- Written problem
Look through the entries below and extract exactly the lines from the one containing "What Plotly code" through the one containing "marker=dict(color=col, cornerradius=2, line=dict(width=0))))", ends included.

- Entries

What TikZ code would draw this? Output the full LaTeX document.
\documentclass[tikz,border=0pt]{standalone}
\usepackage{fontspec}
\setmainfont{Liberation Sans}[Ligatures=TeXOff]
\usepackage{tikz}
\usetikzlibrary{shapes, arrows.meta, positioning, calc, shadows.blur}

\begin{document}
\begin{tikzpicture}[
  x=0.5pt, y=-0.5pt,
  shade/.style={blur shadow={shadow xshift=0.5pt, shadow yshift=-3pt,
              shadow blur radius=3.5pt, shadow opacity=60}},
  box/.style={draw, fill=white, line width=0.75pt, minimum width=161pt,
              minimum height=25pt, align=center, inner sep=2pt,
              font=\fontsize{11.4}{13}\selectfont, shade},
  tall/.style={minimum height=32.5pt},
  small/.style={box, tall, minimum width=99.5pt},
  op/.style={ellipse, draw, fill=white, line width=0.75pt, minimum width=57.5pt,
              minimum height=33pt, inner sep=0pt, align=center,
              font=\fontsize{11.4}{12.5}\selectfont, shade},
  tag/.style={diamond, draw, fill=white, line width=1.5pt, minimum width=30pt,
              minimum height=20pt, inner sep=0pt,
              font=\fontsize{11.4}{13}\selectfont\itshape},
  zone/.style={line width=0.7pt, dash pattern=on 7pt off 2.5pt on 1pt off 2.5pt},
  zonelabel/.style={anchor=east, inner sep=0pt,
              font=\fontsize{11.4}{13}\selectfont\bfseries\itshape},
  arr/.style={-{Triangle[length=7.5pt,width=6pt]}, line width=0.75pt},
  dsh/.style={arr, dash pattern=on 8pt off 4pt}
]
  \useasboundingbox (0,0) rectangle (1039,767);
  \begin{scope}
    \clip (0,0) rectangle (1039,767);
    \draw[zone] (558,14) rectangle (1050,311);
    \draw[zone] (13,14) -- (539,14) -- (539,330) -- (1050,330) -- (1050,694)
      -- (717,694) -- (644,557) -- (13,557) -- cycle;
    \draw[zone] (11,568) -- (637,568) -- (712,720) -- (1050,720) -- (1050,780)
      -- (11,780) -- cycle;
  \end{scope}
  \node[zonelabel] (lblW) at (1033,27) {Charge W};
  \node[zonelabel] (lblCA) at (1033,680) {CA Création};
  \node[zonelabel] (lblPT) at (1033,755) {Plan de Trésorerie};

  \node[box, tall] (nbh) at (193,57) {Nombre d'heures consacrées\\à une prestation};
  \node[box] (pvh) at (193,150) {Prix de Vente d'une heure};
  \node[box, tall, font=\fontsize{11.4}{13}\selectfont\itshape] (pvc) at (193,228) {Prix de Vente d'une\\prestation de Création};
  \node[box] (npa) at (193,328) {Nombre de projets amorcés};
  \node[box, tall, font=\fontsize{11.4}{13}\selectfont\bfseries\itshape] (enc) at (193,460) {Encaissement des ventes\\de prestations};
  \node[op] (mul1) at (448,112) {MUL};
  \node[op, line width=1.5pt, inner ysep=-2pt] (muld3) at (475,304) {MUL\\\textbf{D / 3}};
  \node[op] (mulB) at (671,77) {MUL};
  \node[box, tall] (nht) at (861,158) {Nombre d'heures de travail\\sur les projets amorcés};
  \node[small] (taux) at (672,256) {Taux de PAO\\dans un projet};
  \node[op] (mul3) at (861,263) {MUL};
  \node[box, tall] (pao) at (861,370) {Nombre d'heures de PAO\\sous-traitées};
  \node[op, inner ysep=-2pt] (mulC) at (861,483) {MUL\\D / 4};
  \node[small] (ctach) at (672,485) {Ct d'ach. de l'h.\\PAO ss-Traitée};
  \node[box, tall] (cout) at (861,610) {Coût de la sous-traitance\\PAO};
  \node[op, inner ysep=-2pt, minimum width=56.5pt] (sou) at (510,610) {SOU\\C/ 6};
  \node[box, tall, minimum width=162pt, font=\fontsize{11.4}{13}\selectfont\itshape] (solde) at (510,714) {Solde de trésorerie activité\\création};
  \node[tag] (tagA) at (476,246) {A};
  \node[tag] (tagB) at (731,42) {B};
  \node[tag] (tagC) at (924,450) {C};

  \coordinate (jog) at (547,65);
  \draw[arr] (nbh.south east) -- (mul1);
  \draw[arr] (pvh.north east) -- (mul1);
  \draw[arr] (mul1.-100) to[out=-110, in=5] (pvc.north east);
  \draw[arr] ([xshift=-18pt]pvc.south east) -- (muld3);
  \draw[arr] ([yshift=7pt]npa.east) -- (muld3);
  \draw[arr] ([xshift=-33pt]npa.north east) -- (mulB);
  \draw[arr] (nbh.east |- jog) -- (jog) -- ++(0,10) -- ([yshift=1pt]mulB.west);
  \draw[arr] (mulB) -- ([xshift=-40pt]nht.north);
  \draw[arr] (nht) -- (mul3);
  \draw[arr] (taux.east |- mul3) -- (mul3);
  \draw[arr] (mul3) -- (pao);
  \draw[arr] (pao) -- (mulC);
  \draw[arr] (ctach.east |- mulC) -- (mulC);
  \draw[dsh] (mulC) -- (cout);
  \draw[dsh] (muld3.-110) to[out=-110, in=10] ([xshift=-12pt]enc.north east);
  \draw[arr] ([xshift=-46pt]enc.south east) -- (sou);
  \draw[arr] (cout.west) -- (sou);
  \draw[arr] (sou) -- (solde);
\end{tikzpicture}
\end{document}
...
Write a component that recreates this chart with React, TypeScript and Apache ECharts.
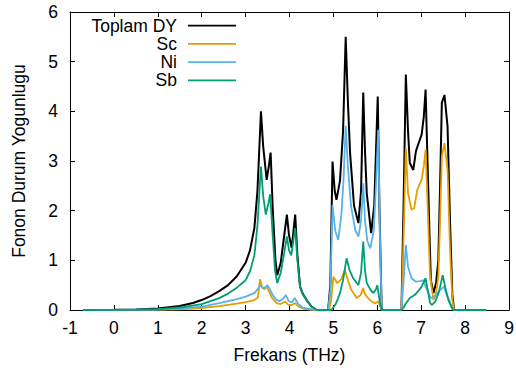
--
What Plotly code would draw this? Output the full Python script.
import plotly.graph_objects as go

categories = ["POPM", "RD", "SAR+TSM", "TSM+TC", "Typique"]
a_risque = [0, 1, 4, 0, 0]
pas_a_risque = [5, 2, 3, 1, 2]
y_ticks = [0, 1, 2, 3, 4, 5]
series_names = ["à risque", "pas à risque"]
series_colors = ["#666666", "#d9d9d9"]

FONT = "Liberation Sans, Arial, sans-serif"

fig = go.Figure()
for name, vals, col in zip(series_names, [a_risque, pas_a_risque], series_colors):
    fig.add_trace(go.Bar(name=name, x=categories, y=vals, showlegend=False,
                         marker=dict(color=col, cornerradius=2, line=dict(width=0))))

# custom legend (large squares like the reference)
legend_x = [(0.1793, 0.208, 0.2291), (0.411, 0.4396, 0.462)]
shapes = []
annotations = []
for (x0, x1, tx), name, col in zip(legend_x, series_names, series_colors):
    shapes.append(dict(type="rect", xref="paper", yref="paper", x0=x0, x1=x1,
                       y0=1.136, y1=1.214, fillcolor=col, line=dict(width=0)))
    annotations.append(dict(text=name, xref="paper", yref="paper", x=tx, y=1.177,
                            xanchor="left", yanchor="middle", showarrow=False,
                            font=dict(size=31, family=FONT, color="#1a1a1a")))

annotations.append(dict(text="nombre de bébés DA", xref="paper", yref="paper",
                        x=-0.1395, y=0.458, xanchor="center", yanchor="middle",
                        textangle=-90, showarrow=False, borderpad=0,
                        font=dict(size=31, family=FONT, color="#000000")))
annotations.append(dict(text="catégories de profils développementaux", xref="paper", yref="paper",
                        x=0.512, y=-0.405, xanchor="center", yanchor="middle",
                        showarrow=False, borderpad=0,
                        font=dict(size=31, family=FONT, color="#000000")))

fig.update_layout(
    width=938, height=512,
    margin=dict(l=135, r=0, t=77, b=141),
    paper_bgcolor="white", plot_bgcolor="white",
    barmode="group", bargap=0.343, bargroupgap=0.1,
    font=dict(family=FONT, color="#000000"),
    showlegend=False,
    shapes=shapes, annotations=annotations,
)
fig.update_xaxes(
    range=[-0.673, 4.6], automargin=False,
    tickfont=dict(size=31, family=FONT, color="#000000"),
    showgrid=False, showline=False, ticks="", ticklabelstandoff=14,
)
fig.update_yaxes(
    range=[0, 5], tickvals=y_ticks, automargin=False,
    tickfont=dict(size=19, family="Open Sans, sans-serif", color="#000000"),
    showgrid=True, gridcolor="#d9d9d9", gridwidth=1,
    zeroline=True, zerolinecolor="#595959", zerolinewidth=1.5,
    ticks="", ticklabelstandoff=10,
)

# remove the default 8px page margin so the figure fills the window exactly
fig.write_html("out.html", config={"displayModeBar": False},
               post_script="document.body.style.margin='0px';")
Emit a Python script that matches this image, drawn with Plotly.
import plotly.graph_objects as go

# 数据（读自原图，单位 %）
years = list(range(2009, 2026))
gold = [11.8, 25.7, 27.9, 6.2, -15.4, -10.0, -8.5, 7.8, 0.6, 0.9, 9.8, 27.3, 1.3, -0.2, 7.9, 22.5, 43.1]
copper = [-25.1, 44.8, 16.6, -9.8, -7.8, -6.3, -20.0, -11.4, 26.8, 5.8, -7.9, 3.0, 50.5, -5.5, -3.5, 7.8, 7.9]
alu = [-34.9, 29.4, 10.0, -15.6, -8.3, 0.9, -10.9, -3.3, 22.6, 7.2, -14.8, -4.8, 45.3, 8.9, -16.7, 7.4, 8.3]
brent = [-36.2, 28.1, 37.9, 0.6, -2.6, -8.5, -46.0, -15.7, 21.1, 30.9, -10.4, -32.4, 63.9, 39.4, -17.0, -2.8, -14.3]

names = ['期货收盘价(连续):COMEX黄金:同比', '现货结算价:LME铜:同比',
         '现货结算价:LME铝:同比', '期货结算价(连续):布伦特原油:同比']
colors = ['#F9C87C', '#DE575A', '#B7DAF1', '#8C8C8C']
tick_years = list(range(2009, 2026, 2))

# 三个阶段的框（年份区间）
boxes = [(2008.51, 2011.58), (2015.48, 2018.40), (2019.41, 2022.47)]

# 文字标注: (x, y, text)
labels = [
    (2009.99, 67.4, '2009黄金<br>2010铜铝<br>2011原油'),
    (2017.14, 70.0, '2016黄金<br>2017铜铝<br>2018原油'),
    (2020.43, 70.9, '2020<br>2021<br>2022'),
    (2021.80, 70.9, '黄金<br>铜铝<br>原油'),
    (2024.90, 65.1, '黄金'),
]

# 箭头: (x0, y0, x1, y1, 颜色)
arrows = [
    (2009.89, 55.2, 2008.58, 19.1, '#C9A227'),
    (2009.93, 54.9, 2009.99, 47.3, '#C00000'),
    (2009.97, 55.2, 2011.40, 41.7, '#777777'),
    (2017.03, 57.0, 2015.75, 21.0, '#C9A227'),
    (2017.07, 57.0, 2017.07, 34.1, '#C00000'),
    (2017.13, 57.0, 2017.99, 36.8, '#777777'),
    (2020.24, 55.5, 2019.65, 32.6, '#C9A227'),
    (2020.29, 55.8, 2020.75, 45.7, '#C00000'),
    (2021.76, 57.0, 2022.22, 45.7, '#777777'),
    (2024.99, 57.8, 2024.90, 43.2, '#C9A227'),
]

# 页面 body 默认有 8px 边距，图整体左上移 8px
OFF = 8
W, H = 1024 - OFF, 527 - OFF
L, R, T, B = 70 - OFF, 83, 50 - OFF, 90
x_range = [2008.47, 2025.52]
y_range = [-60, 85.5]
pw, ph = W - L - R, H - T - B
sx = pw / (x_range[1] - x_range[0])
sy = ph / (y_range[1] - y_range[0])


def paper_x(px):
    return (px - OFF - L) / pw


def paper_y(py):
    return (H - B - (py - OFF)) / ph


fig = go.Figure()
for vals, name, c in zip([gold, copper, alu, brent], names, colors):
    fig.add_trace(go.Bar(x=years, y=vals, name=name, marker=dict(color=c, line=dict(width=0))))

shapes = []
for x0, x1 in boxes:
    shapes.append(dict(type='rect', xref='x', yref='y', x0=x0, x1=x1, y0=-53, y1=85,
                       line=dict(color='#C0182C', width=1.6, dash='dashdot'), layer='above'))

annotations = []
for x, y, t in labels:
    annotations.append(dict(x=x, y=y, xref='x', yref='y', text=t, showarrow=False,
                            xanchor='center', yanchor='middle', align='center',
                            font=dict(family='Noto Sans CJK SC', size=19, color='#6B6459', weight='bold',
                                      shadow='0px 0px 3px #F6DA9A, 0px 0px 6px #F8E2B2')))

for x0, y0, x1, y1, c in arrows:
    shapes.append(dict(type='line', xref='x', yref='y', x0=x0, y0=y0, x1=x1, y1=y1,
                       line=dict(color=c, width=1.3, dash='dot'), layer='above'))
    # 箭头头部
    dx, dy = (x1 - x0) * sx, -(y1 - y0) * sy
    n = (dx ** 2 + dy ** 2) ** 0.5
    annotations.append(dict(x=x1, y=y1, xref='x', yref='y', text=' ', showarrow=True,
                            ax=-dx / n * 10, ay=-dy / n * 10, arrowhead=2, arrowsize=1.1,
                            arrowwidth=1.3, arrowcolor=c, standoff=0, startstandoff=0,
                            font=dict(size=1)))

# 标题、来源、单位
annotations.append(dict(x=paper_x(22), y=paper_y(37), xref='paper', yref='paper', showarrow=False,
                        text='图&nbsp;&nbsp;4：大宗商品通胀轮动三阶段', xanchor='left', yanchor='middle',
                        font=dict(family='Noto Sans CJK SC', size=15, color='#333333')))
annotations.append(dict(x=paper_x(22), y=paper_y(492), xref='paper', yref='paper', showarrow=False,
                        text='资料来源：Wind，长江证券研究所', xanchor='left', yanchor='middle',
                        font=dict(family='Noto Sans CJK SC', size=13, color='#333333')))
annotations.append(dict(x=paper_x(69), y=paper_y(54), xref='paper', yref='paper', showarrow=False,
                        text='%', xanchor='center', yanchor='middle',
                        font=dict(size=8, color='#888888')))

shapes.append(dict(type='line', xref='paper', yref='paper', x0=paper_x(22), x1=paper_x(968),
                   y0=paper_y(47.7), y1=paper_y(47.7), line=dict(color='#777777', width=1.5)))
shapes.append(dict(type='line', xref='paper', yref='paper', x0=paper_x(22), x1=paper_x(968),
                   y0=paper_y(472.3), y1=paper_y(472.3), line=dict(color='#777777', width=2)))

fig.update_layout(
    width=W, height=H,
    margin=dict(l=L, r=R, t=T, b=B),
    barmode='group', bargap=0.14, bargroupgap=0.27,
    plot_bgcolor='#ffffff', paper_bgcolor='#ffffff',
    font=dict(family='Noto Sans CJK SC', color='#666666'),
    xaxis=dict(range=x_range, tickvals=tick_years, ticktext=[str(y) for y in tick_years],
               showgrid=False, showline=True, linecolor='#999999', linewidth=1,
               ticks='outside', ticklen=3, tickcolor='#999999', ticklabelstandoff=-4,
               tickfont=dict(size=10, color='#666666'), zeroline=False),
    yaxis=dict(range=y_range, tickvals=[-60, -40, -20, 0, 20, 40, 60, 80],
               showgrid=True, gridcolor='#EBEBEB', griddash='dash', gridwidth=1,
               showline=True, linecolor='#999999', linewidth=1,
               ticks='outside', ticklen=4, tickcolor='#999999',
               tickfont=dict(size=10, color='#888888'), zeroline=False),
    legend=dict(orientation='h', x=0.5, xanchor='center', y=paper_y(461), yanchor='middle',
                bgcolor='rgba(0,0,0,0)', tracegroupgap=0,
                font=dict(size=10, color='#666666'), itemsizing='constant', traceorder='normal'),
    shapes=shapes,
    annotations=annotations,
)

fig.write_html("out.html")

- Solution
What Plotly code would draw this? Output the full Python script.
import plotly.graph_objects as go

categories = ["POPM", "RD", "SAR+TSM", "TSM+TC", "Typique"]
a_risque = [0, 1, 4, 0, 0]
pas_a_risque = [5, 2, 3, 1, 2]
y_ticks = [0, 1, 2, 3, 4, 5]
series_names = ["à risque", "pas à risque"]
series_colors = ["#666666", "#d9d9d9"]

FONT = "Liberation Sans, Arial, sans-serif"

fig = go.Figure()
for name, vals, col in zip(series_names, [a_risque, pas_a_risque], series_colors):
    fig.add_trace(go.Bar(name=name, x=categories, y=vals, showlegend=False,
                         marker=dict(color=col, cornerradius=2, line=dict(width=0))))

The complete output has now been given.